**Aim:**
Please retype the records below exactly, from the first line through the line containing "(0,0) rectangle (1105,695);", and leave out any pictures.

(Entries with chart source code)
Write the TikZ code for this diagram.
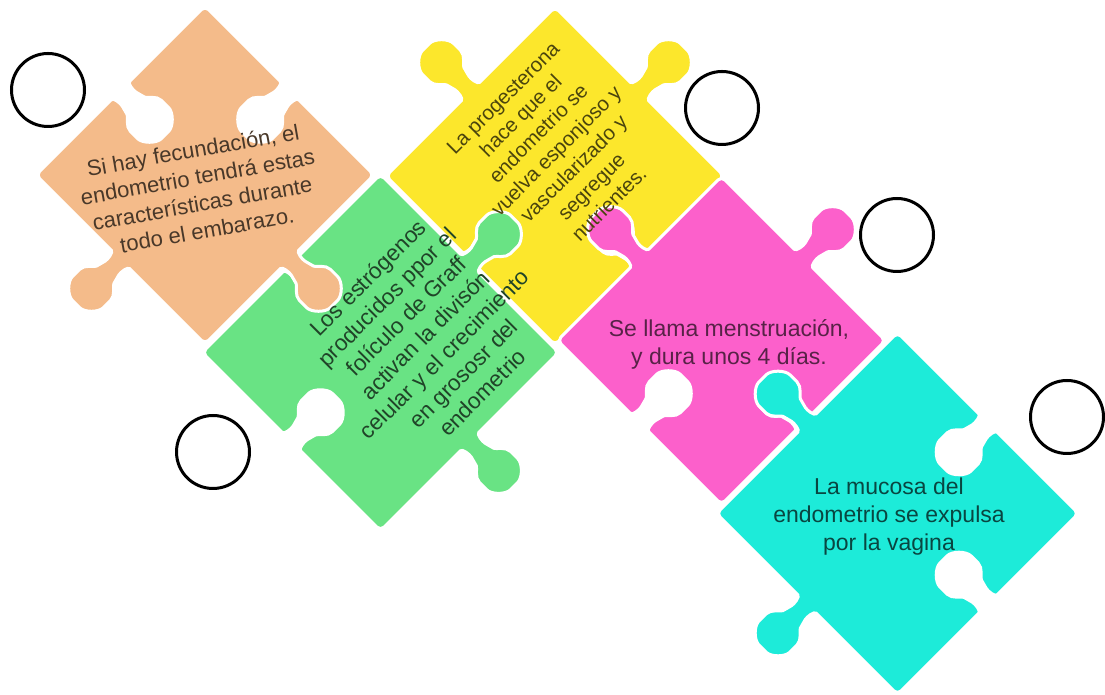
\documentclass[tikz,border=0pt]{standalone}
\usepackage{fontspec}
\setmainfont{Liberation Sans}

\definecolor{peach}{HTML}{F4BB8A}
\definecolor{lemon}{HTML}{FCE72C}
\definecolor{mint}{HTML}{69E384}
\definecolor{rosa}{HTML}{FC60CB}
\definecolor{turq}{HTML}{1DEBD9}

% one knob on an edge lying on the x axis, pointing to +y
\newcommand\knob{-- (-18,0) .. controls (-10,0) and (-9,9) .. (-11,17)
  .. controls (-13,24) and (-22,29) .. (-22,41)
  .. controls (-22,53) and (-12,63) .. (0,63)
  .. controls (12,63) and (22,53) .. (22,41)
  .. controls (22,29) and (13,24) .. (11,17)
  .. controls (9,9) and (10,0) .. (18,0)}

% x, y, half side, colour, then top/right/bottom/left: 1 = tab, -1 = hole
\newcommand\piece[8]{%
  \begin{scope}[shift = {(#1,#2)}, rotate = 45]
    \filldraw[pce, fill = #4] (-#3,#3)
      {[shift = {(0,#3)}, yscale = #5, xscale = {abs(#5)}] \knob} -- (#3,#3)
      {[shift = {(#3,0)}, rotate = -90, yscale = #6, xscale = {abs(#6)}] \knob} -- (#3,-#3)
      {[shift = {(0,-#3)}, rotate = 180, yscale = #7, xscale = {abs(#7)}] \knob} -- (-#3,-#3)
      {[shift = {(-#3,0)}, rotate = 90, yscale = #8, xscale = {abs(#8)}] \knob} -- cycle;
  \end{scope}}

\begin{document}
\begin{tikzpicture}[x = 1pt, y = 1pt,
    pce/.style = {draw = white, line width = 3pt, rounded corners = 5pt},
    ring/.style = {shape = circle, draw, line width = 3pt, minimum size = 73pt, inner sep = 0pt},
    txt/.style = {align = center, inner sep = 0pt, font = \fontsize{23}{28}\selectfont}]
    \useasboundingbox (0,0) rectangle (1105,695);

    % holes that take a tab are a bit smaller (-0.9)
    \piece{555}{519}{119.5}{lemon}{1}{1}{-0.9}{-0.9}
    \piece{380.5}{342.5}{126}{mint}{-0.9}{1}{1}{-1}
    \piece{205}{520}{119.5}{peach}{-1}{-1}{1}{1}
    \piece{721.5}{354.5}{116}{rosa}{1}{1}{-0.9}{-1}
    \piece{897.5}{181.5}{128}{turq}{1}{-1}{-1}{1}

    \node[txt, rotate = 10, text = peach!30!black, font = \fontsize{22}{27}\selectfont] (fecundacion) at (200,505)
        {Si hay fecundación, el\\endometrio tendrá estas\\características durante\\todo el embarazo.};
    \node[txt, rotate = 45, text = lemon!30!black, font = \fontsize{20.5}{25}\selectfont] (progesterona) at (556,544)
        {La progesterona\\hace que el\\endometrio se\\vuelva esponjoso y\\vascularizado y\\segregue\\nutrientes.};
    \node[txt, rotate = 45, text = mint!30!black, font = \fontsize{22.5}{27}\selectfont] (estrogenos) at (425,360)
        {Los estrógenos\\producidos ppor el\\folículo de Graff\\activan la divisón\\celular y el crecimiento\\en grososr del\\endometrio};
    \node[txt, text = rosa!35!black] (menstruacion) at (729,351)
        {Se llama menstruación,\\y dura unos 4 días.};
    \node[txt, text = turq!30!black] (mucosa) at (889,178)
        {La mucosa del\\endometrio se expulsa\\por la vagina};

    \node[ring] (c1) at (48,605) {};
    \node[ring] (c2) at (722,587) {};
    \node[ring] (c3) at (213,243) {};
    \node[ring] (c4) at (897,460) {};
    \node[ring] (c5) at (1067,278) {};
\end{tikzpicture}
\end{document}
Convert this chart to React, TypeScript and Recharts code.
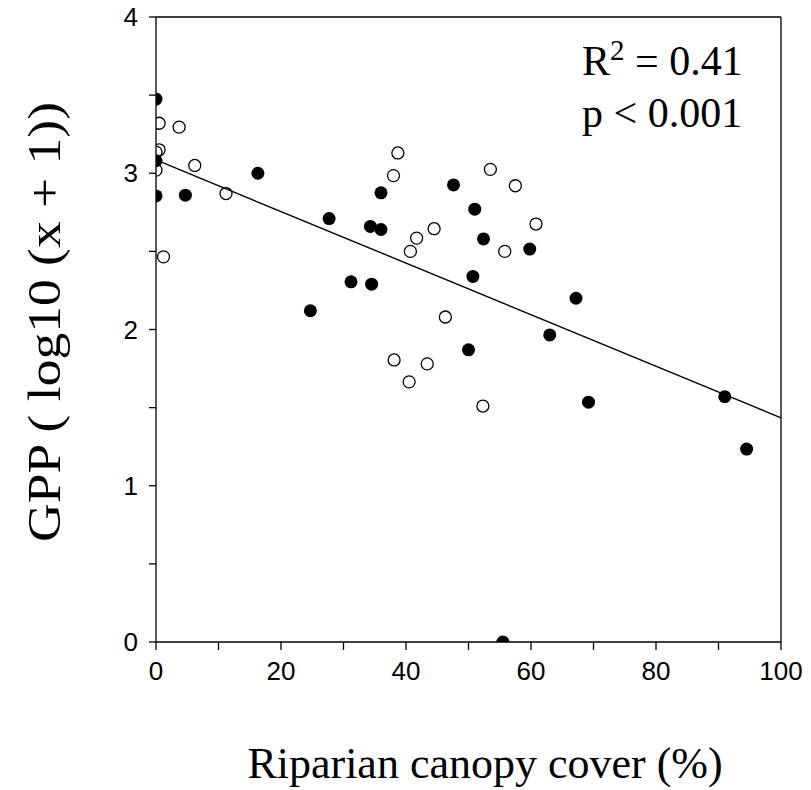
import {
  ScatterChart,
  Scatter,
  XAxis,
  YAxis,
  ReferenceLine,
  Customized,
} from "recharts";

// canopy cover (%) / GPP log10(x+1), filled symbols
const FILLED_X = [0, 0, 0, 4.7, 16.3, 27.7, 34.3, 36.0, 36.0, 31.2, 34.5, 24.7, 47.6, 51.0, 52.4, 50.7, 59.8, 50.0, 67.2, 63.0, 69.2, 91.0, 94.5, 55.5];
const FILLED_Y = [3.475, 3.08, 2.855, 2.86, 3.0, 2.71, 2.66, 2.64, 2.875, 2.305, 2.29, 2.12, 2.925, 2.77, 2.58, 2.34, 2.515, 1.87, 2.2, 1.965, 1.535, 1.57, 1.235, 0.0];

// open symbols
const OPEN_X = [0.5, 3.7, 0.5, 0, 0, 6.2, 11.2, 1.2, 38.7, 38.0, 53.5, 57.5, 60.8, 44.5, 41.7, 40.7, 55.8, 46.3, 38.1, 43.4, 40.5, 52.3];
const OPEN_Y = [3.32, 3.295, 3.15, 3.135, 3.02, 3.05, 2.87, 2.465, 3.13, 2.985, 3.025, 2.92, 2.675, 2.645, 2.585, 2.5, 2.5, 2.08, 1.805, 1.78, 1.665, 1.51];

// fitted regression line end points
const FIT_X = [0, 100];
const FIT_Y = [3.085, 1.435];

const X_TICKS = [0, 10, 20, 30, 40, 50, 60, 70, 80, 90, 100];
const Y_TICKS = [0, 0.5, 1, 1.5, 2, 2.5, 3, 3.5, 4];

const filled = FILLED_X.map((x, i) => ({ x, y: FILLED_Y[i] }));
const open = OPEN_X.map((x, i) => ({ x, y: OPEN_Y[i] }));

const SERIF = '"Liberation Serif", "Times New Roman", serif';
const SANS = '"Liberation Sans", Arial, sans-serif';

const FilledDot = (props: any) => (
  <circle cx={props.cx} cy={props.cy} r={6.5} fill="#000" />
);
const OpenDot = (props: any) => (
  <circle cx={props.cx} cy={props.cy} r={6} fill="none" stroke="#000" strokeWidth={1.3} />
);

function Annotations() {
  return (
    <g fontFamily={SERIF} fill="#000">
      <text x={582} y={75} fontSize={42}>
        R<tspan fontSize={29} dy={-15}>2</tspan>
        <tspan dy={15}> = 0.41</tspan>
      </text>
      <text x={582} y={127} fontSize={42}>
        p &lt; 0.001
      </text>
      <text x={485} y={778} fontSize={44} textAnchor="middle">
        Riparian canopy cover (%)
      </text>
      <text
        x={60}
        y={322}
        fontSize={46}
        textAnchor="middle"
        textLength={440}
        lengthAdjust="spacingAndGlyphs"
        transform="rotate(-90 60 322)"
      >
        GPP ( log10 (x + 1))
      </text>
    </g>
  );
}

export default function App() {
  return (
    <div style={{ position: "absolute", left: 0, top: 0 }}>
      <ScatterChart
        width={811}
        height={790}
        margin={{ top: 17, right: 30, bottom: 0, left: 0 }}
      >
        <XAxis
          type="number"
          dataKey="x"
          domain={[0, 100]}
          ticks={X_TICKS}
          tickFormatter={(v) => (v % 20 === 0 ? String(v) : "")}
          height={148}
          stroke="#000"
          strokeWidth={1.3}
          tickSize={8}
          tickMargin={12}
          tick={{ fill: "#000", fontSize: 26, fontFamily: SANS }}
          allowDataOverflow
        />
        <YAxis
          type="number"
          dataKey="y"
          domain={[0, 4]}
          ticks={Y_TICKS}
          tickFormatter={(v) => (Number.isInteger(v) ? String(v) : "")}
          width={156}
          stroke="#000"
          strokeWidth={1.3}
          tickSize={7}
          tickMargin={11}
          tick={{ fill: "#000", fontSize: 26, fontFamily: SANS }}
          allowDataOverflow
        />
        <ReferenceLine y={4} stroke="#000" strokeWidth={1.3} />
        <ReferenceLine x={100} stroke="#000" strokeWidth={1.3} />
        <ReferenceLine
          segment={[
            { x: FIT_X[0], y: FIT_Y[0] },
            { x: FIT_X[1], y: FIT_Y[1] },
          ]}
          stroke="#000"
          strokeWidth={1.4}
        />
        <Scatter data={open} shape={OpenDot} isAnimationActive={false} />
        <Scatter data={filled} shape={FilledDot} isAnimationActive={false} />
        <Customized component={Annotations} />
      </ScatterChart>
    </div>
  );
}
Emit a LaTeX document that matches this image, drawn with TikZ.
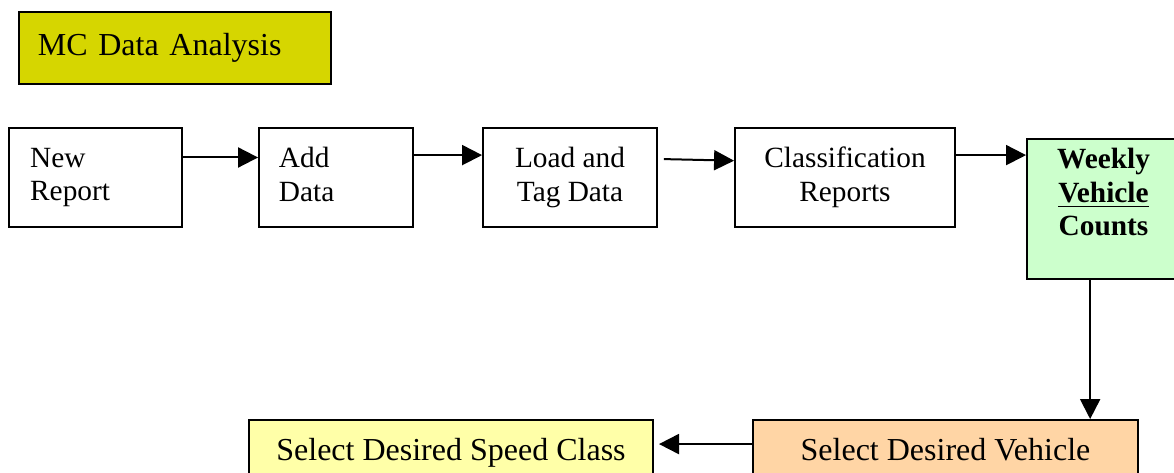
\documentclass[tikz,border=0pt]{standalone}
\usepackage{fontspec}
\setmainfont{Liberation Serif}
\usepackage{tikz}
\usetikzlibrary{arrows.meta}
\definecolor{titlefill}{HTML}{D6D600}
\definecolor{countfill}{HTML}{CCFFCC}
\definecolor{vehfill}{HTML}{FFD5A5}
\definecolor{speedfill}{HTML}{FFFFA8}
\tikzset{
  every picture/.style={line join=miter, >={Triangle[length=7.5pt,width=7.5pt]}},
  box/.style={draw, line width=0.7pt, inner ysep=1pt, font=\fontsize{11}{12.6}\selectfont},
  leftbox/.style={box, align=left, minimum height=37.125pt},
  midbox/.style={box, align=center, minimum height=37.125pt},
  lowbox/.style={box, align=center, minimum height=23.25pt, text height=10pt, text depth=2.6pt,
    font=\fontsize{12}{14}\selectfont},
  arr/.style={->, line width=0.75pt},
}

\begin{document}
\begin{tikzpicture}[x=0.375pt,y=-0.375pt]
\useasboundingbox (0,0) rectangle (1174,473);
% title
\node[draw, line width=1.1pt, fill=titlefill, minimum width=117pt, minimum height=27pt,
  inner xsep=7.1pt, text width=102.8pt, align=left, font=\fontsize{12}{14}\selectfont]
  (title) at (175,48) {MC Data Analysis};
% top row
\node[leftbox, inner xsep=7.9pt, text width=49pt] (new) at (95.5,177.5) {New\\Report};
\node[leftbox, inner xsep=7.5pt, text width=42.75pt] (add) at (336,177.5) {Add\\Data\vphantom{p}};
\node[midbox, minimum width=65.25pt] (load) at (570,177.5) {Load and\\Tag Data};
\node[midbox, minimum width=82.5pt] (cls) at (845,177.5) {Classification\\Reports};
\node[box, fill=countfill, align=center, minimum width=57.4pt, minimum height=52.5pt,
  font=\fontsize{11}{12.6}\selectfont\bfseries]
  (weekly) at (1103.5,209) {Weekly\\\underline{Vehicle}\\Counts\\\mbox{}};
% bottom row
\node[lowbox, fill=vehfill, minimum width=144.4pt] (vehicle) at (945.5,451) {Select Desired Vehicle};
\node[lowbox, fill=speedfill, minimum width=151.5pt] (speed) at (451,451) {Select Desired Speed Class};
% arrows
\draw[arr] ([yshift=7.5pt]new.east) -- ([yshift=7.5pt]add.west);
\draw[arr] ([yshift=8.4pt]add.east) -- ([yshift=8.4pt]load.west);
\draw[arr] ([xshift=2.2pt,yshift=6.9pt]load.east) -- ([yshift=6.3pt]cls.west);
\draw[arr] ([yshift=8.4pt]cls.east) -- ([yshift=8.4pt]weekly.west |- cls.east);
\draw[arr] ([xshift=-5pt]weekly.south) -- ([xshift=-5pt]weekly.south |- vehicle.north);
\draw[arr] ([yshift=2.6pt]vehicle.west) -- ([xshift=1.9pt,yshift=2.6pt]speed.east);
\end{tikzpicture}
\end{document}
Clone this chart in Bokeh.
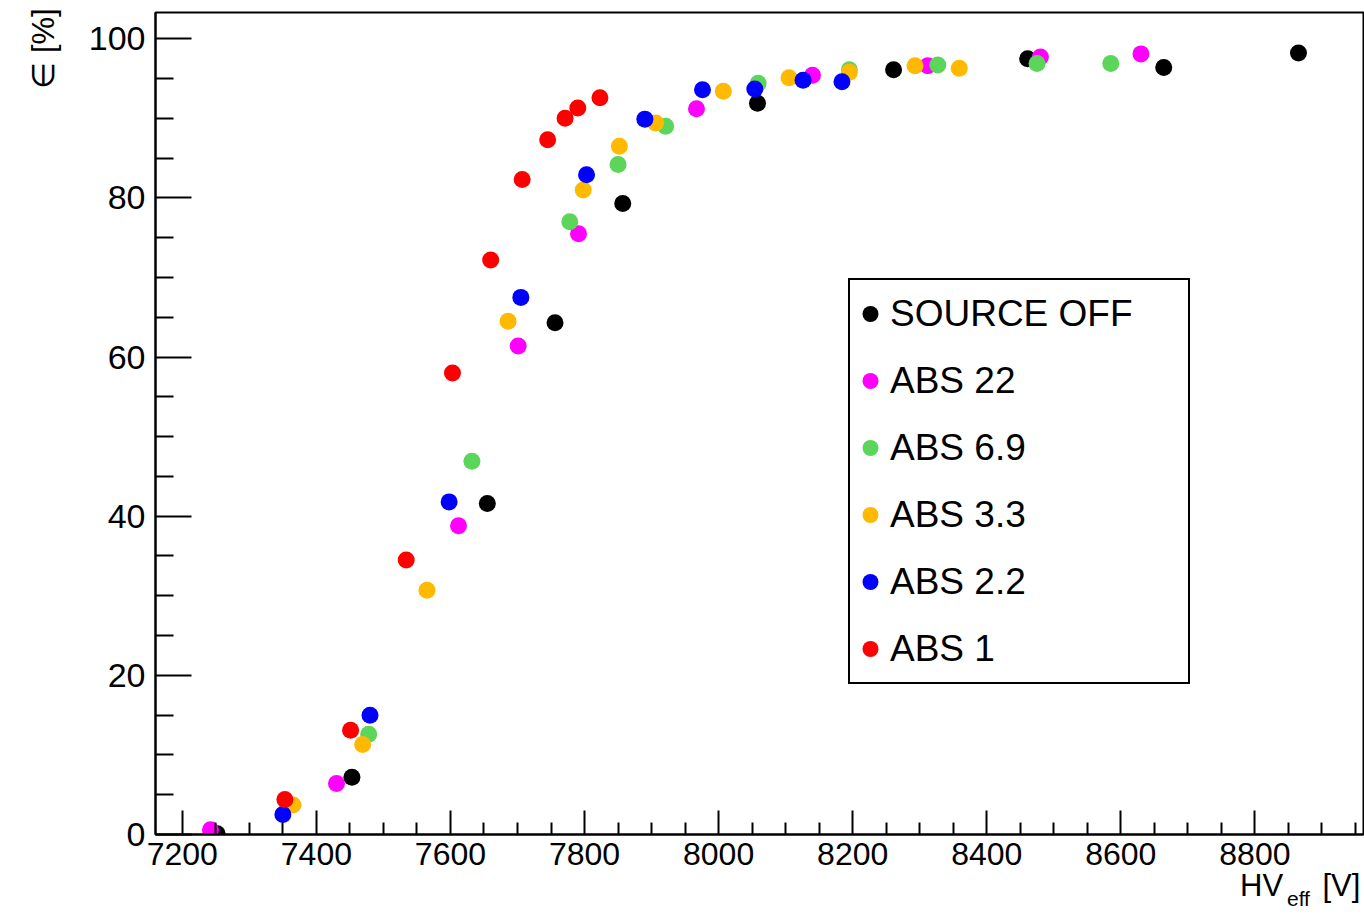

**Task answer:**
Write the TikZ code for this diagram.
\documentclass[tikz,border=0pt]{standalone}
\usepackage{fontspec}
\setmainfont{Liberation Sans}

\definecolor{peach}{HTML}{F4BB8A}
\definecolor{lemon}{HTML}{FCE72C}
\definecolor{mint}{HTML}{69E384}
\definecolor{rosa}{HTML}{FC60CB}
\definecolor{turq}{HTML}{1DEBD9}

% one knob on an edge lying on the x axis, pointing to +y
\newcommand\knob{-- (-18,0) .. controls (-10,0) and (-9,9) .. (-11,17)
  .. controls (-13,24) and (-22,29) .. (-22,41)
  .. controls (-22,53) and (-12,63) .. (0,63)
  .. controls (12,63) and (22,53) .. (22,41)
  .. controls (22,29) and (13,24) .. (11,17)
  .. controls (9,9) and (10,0) .. (18,0)}

% x, y, half side, colour, then top/right/bottom/left: 1 = tab, -1 = hole
\newcommand\piece[8]{%
  \begin{scope}[shift = {(#1,#2)}, rotate = 45]
    \filldraw[pce, fill = #4] (-#3,#3)
      {[shift = {(0,#3)}, yscale = #5, xscale = {abs(#5)}] \knob} -- (#3,#3)
      {[shift = {(#3,0)}, rotate = -90, yscale = #6, xscale = {abs(#6)}] \knob} -- (#3,-#3)
      {[shift = {(0,-#3)}, rotate = 180, yscale = #7, xscale = {abs(#7)}] \knob} -- (-#3,-#3)
      {[shift = {(-#3,0)}, rotate = 90, yscale = #8, xscale = {abs(#8)}] \knob} -- cycle;
  \end{scope}}

\begin{document}
\begin{tikzpicture}[x = 1pt, y = 1pt,
    pce/.style = {draw = white, line width = 3pt, rounded corners = 5pt},
    ring/.style = {shape = circle, draw, line width = 3pt, minimum size = 73pt, inner sep = 0pt},
    txt/.style = {align = center, inner sep = 0pt, font = \fontsize{23}{28}\selectfont}]
    \useasboundingbox (0,0) rectangle (1105,695);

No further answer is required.